The Decemberists in the opening really took me out of the moment. Have they used contemporary (as opposed to period) music before?


sumi - Sep 01, 2008 10:24:49 am PDT #1284 of 11998
Art Crawl!!!

I don't recall them using contemporary music before - it was an odd choice.


le nubian - Sep 01, 2008 11:23:21 am PDT #1285 of 11998
"And to be clear, I am the hell. And the high water."

I was wondering why I didn't recognize the song. Never heard of the Decemberists!


Barb - Sep 01, 2008 12:11:53 pm PDT #1286 of 11998
“Not dead yet!”

Just watched the ep.

Want Duck to suffer the tortures of the damned, preferably public. I sat there, through that whole ep, with a feeling of dread because I just knew that the selfish SOB would do something.

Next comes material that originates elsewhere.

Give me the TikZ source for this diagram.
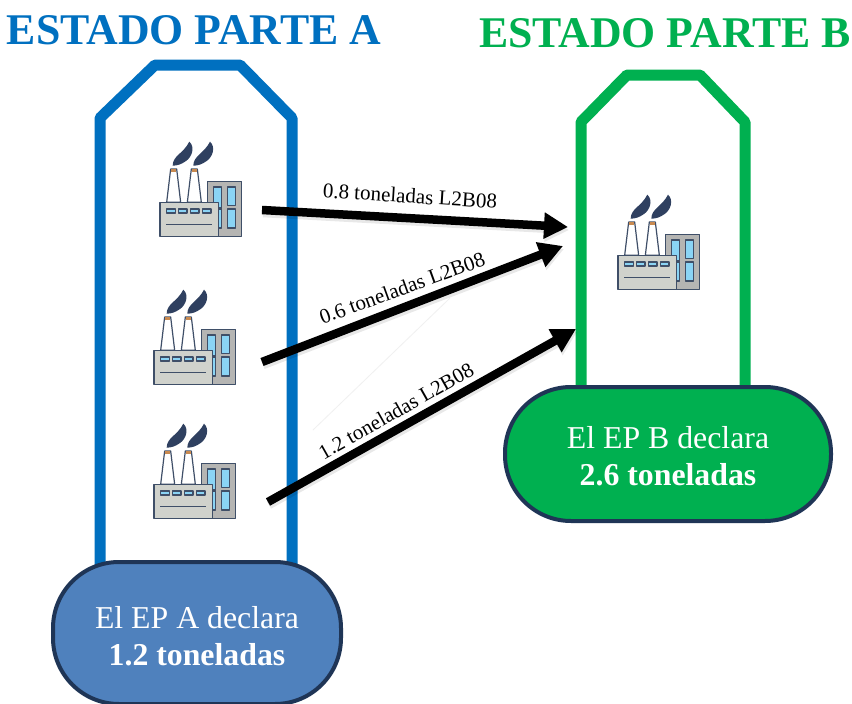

The final shot of Don was brilliantly framed, with the reflection.

I'd have to rewatch to remember exactly, but my impression was that Sally (the daughter) said something to him that echoed something Bobbie had said to him earlier.

He kept telling Bobbie to stop talking and she didn't, continually exposing his "reputation." (I love the ambiguity of not being sure whether he really didn't remember the Random House hookup or if that he's got a rep to the point where people are bragging about having slept with him.)

Then, when Sally said that she wouldn't talk, because she didn't want him to cut himself, I think hit him hard on a lot of different levels, the first being of course, echoing his words to Bobbie.

I think, too, that some of it may well have been wrapped up in his reaction to Betty and her bikini. Lots of layers in this ep.


DavidS - Sep 01, 2008 1:13:37 pm PDT #1287 of 11998
"Look, son, if it's good enough for Shirley Bassey, it's good enough for you."

I also found the Decembrists jolting. Though the use of Dylan at the end of S1 was anachronistic too.

I'm not sure exactly what was going on with Don and Sally there. Definitely related to him telling Bobbie not to talk. Also, when the servicemen stood up, his daughter was looking up at him with such undiluted adoration and he clearly didn't feel worthy of it. Though he did serve in battle, he doesn't feel like a war hero and knows his whole identity is false.

I think it's him feeling a hollowness very acutely.

You ever noticed how Don never apologizes? Like when Peggy has to remind him to pay back the bail money?

The more I watch, the more I'm taken with VK's performance. Pete is no generic weasel. Ken is closer to that - though he has the fiction writing dimension. Pete's got that weird knack to always say or do the thing which is exactly wrong by a quarter inch.